A insatisfação popular se
materializou em um referendo naquele ano que deu voz a 666.000 berlinenses
sobre o que eles queriam fazer com sua água. 98,2% deles votaram por mais
transparência, e queriam saber os termos dos contratos com as duas companhias.
Após o referendo, os contratos foram publicados online e os berlinenses puderam
comprovar as favoráveis condições que os investidores privados tinham se
garantido graças aos aumentos da tarifa. Em 2012, Berlim comprou de volta as
ações das companhias por mais de 1,3 bilhão de euros. Uma vitória cara que pode
comprometer seu sucesso: o valor será repassado nas contas de água dos seus
clientes por 30 anos. "Ainda é cedo para avaliar o sucesso, mas o aumento
da conta em Berlim é consequência da privatização anterior, e não da
remunicipalização, portanto não podemos concluir nada sob esta premissa",
avalia Emanuele Lobina, pesquisador doPublic Services International Research
Unit da Universidade de Greenwich.
Além de Berlim, outras cidades
pagaram um custo alto, que inclui as indenizações pela rescisão dos contratos
com as empresas, por recuperar a gestão dos seus recursos.

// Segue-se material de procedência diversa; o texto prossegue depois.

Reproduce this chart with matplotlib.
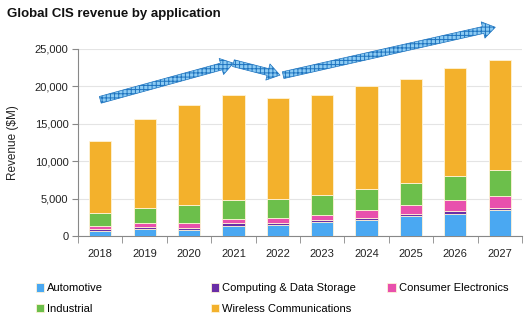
import numpy as np
import matplotlib
matplotlib.use("Agg")
import matplotlib.pyplot as plt
import matplotlib.patches as mpatches

plt.rcParams['font.family'] = ['Liberation Sans', 'DejaVu Sans']
plt.rcParams['hatch.linewidth'] = 0.7

# revenue by application, $M
years = ['2018', '2019', '2020', '2021', '2022', '2023', '2024', '2025', '2026', '2027']
automotive = [650, 930, 800, 1330, 1460, 1860, 2170, 2620, 2970, 3420]
computing = [280, 310, 300, 360, 310, 310, 220, 350, 360, 340]
consumer = [360, 530, 590, 610, 660, 660, 1110, 1190, 1500, 1600]
industrial = [1730, 1950, 2390, 2580, 2490, 2620, 2840, 2980, 3190, 3460]
totals = [12700, 15700, 17500, 18800, 18500, 18900, 20000, 21000, 22400, 23500]
wireless = [t - a - c - s - i for t, a, c, s, i in
            zip(totals, automotive, computing, consumer, industrial)]

series = [
    ('Automotive', automotive, '#4AA8F2'),
    ('Computing & Data Storage', computing, '#6A2EA6'),
    ('Consumer Electronics', consumer, '#E850AD'),
    ('Industrial', industrial, '#6CBF4B'),
    ('Wireless Communications', wireless, '#F3B12C'),
]

# trend arrows (x in category index, y in $M)
arrows = [
    ((0.0, 18200), (3.0, 23100)),
    ((3.0, 23100), (4.05, 21500)),
    ((4.12, 21500), (8.9, 27900)),
]

fig = plt.figure(figsize=(5.24, 3.22), dpi=100)
ax = fig.add_axes([0.149, 0.267, 0.847, 0.581])

x = np.arange(len(years))
bottom = np.zeros(len(years))
handles = []
for name, vals, col in series:
    b = ax.bar(x, vals, 0.5, bottom=bottom, color=col, edgecolor='#FFF3D6',
               linewidth=0.6, label=name, zorder=3)
    handles.append(b)
    bottom += np.array(vals)

ax.set_xlim(-0.5, len(years) - 0.5)
ax.set_ylim(0, 25000)
ax.set_yticks(np.arange(0, 25001, 5000))
ax.set_yticklabels([f'{v:,}' for v in range(0, 25001, 5000)], fontsize=8, color='#222222')
ax.set_xticks(x)
ax.set_xticklabels(years, fontsize=8, color='#222222')
ax.set_xticks(np.arange(-0.5, len(years)), minor=True)
ax.tick_params(axis='x', which='major', length=0, pad=9)
ax.tick_params(axis='x', which='minor', length=5, color='#888888', direction='out')
ax.tick_params(axis='y', length=4, color='#888888', pad=3)
ax.grid(axis='y', color='#E4E4E4', linewidth=0.8, zorder=0)
for s in ['top', 'right']:
    ax.spines[s].set_visible(False)
for s in ['left', 'bottom']:
    ax.spines[s].set_color('#888888')
    ax.spines[s].set_linewidth(0.8)
ax.set_ylabel('Revenue ($M)', fontsize=8.5, color='#222222', labelpad=11)

for start, end in arrows:
    arr = mpatches.FancyArrowPatch(
        start, end, arrowstyle='simple,head_length=9,head_width=12,tail_width=5',
        mutation_scale=1, shrinkA=0, shrinkB=0, facecolor='#8CCBF3',
        edgecolor='#1F74BF', hatch='++++', linewidth=0.5, zorder=5, clip_on=False)
    ax.add_patch(arr)

fig.text(0.013, 0.955, 'Global CIS revenue by application', fontsize=9.5,
         fontweight='bold', color='#111111', va='center')

# legend laid out as three fixed columns
cols = [([0, 3], 0.068), ([1, 4], 0.402), ([2], 0.739)]
for idx, xpos in cols:
    leg = fig.legend([handles[i] for i in idx], [series[i][0] for i in idx],
                     loc='upper left', bbox_to_anchor=(xpos, 0.12),
                     frameon=False, fontsize=8, handlelength=0.75, handleheight=0.75,
                     handletextpad=0.3, labelspacing=0.95, borderpad=0,
                     borderaxespad=0)

fig.savefig('out.png', dpi=100)
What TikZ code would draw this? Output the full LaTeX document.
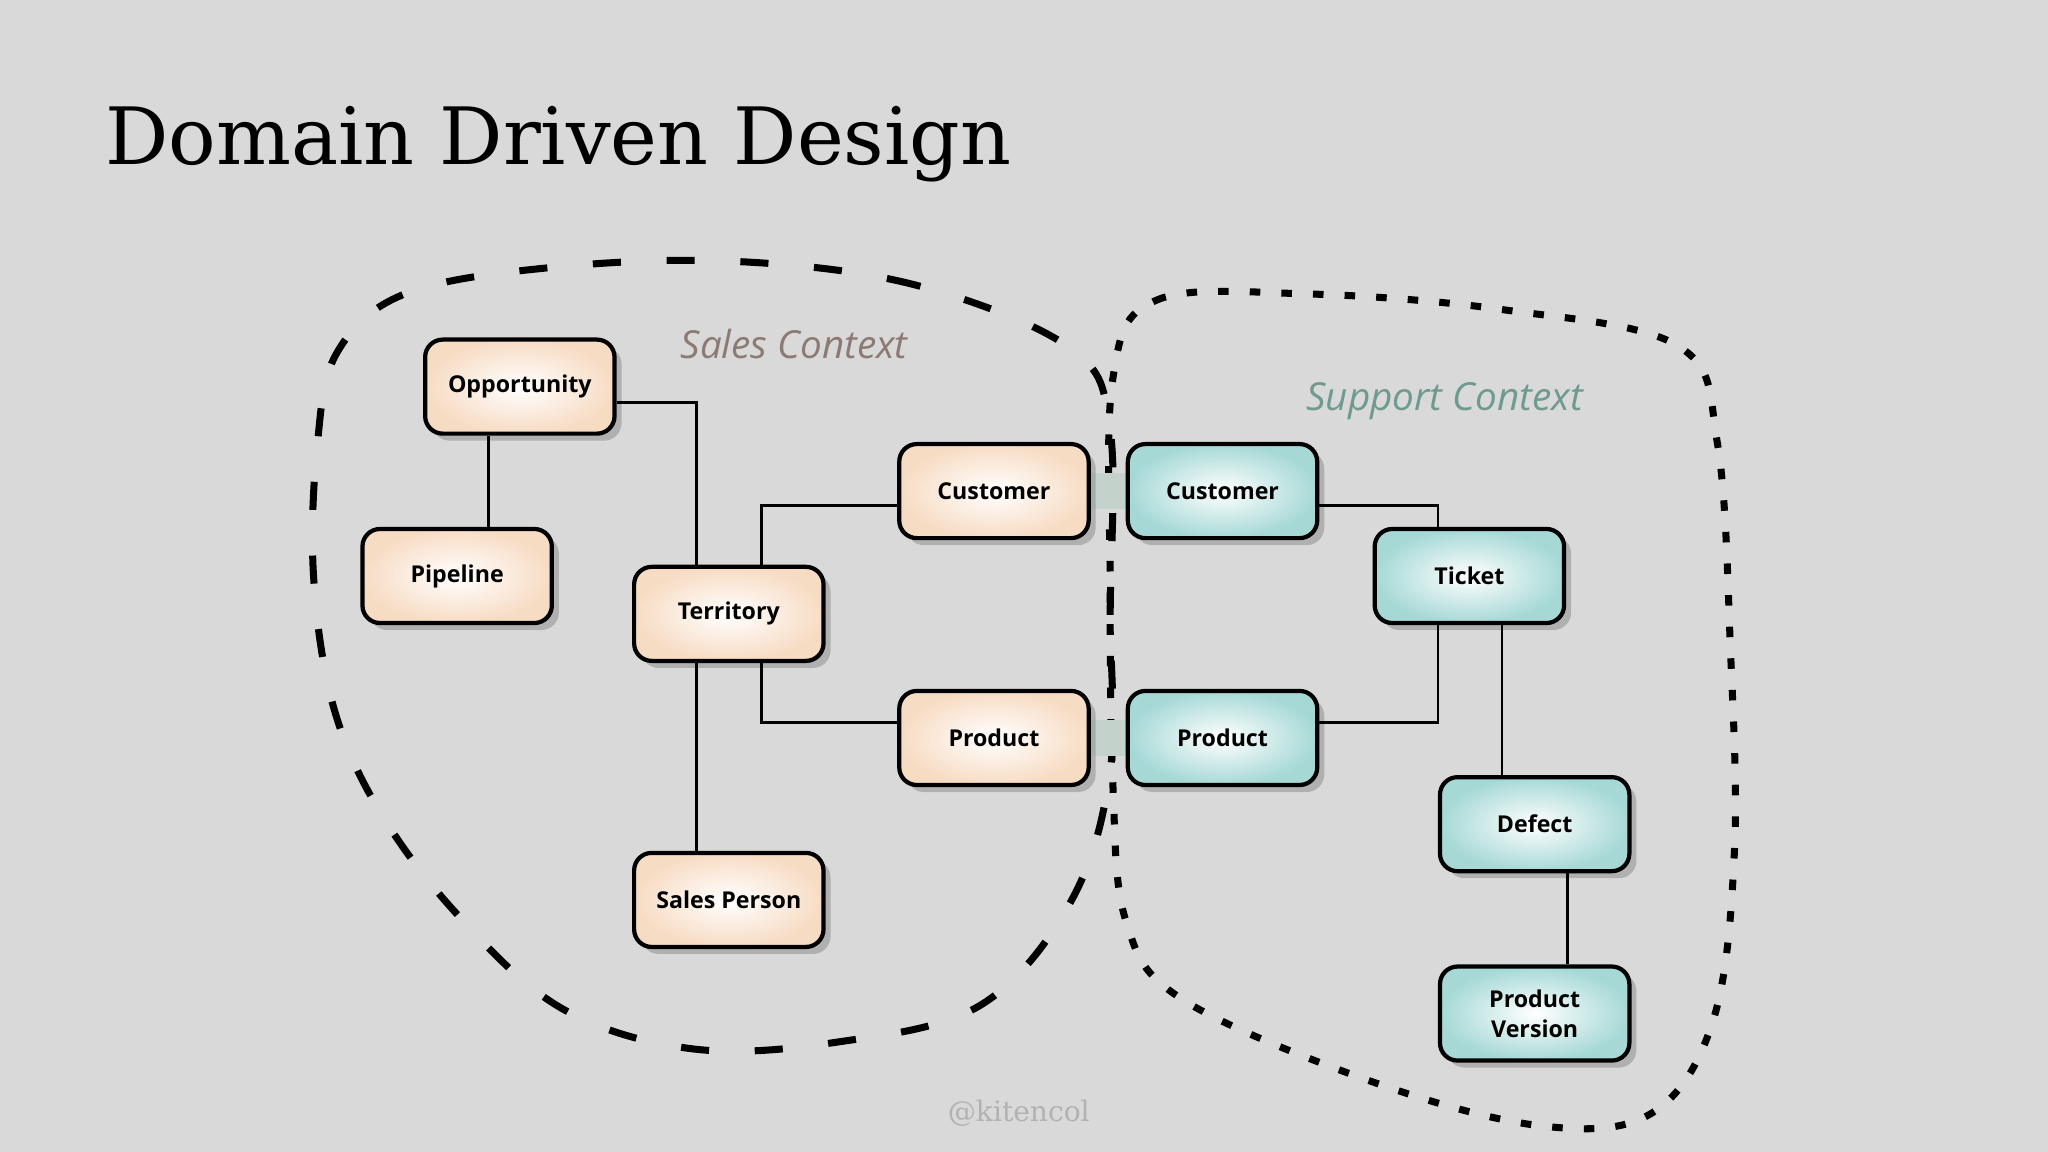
\documentclass[tikz,border=0pt]{standalone}
\usepackage{fontspec}
\setmainfont{DejaVu Serif}
\newfontfamily\boxfont{Open Sans}
\usetikzlibrary{shadows}
\definecolor{bg}{HTML}{D9D9D9}
\definecolor{peach}{HTML}{F7DCC4}
\definecolor{teal}{HTML}{A6D9D6}
\definecolor{bridge}{HTML}{C3D3CB}
\definecolor{salescol}{HTML}{8C7B74}
\definecolor{supportcol}{HTML}{6F9A8F}
\tikzset{
  entity/.style={draw, very thick, rounded corners=5pt, minimum width=145\px, minimum height=72\px,
    align=center, font=\boxfont\bfseries\fontsize{6.6}{8.5}\selectfont,
    drop shadow={shadow xshift=2pt, shadow yshift=-2pt, opacity=0.45}},
  sales/.style={entity, inner color=white, outer color=peach},
  support/.style={entity, inner color=white, outer color=teal},
  link/.style={thick},
  ctx/.style={font=\boxfont\itshape\fontsize{11}{13}\selectfont}
}
\newcommand{\px}{*0.013061cm}
\begin{document}
\begin{tikzpicture}[x=0.013061cm, y=-0.013061cm]
  \fill[bg] (0,0) rectangle (1568,882);
  \useasboundingbox (0,0) rectangle (1568,882);

  \node[anchor=base west, inner sep=0pt, font=\fontsize{22.5}{27}\selectfont] at (80,126) (title) {Domain Driven Design};

  % context boundaries
  \draw[line width=2pt, dash pattern=on 8pt off 13pt] plot[smooth cycle, tension=0.6] coordinates
    {(820,267) (700,218) (560,200) (420,205) (310,225) (258,270) (243,340) (240,440) (255,540)
     (290,620) (350,700) (430,772) (530,803) (640,798) (750,770) (820,690) (850,590) (850,470) (850,330)};
  \draw[line width=2pt, dash pattern=on 3pt off 6pt] plot[smooth cycle, tension=0.6] coordinates
    {(852,290) (885,230) (1000,225) (1150,237) (1285,265) (1315,340) (1325,500) (1328,650) (1312,780)
     (1265,852) (1180,862) (1050,828) (905,765) (862,705) (852,600) (850,450)};

  \node[ctx, text=salescol] at (608,263) (salesctx) {Sales Context};
  \node[ctx, text=supportcol] at (1106,307) (supportctx) {Support Context};

  % shared kernel bridges
  \fill[bridge] (830,362) rectangle (868,390);
  \fill[bridge] (830,551) rectangle (868,579);

  % sales entities
  \node[sales] at (398,296) (opportunity) {Opportunity};
  \node[sales] at (350,441) (pipeline) {Pipeline};
  \node[sales] at (558,470) (territory) {Territory};
  \node[sales] at (761,376) (customerS) {Customer};
  \node[sales] at (761,565) (productS) {Product};
  \node[sales] at (558,689) (salesperson) {Sales Person};

  % support entities
  \node[support] at (936,376) (customerT) {Customer};
  \node[support] at (936,565) (productT) {Product};
  \node[support] at (1125,441) (ticket) {Ticket};
  \node[support] at (1175,631) (defect) {Defect};
  \node[support] at (1175,776) (version) {Product\\Version};

  \draw[link] (opportunity.east |- 0,308) -| (territory.north -| 533,0);
  \draw[link] (opportunity.south -| 374,0) -- (pipeline.north -| 374,0);
  \draw[link] (territory.north -| 583,0) |- (customerS.west |- 0,387);
  \draw[link] (territory.south -| 583,0) |- (productS.west |- 0,553);
  \draw[link] (territory.south -| 533,0) -- (salesperson.north -| 533,0);
  \draw[link] (customerT.east |- 0,387) -| (ticket.north -| 1101,0);
  \draw[link] (ticket.south -| 1101,0) |- (productT.east |- 0,553);
  \draw[link] (ticket.south -| 1150,0) -- (defect.north -| 1150,0);
  \draw[link] (defect.south -| 1200,0) -- (version.north -| 1200,0);

  \node[text=black!30, font=\fontsize{8}{9}\selectfont] at (780,852) (credit) {@kitencol};
\end{tikzpicture}
\end{document}
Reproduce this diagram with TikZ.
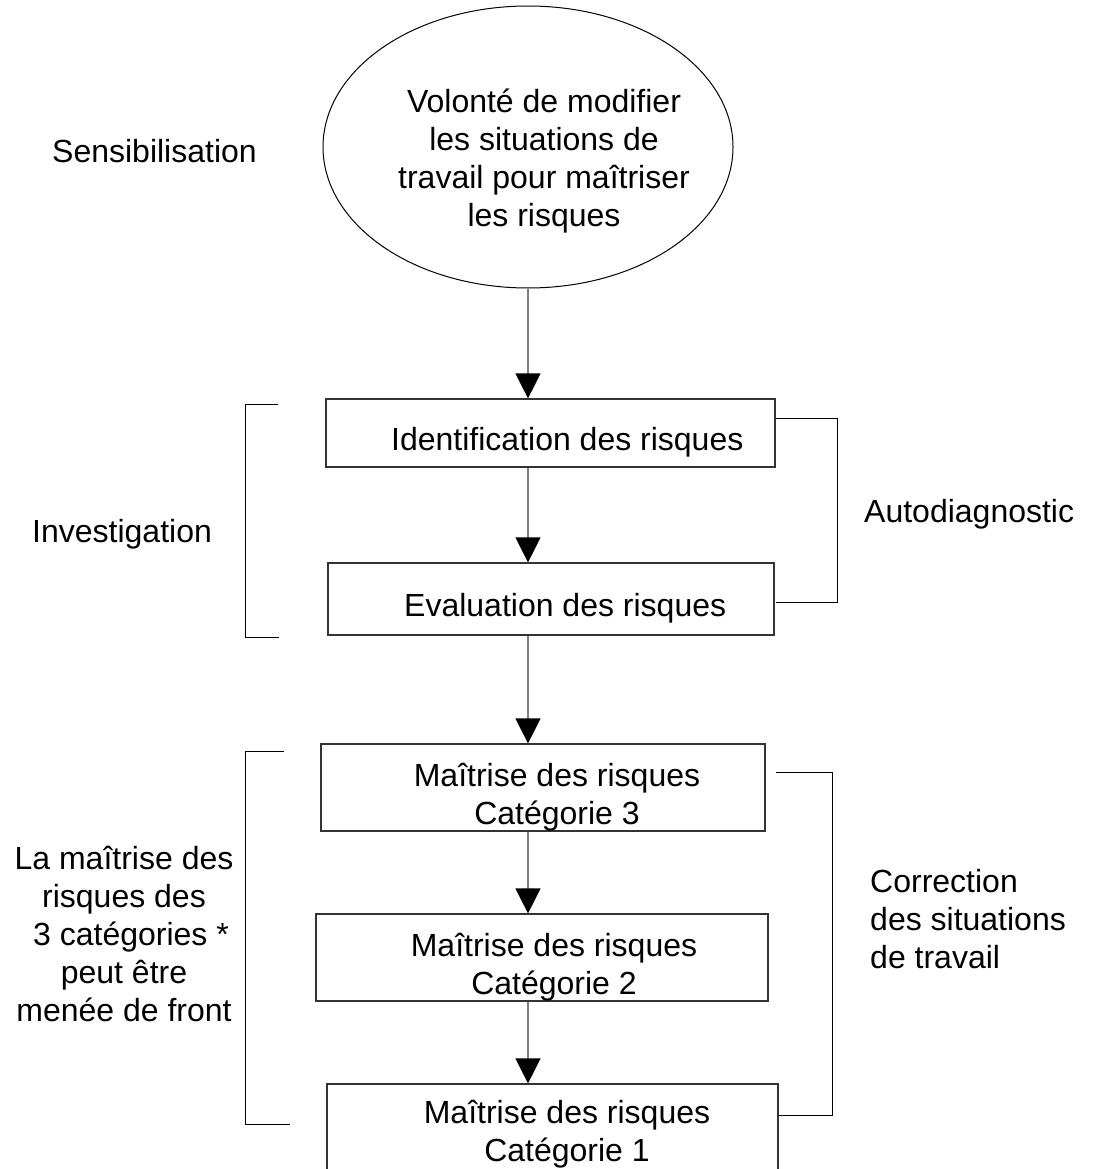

A cidade de
Indianópolis, nos Estados Unidos, teve que pagar 29 milhões de dólares à
multinacional Veolia por encerrar o acordo dez anos antes do combinado e, na
Argentina, a concessionária denunciou em um tribunal de arbitragem
internacional a cidade de Buenos Aires para ser indenizada pela reversão da
gestão. Nove anos depois, neste mês de abril, a Justiça reconheceu o prejuízo
da Suez que deve ser indenizada pelo Governo Argentina com 405 milhões de dólares.
Já conseguir a aplicação da sentença vai ser outra batalha.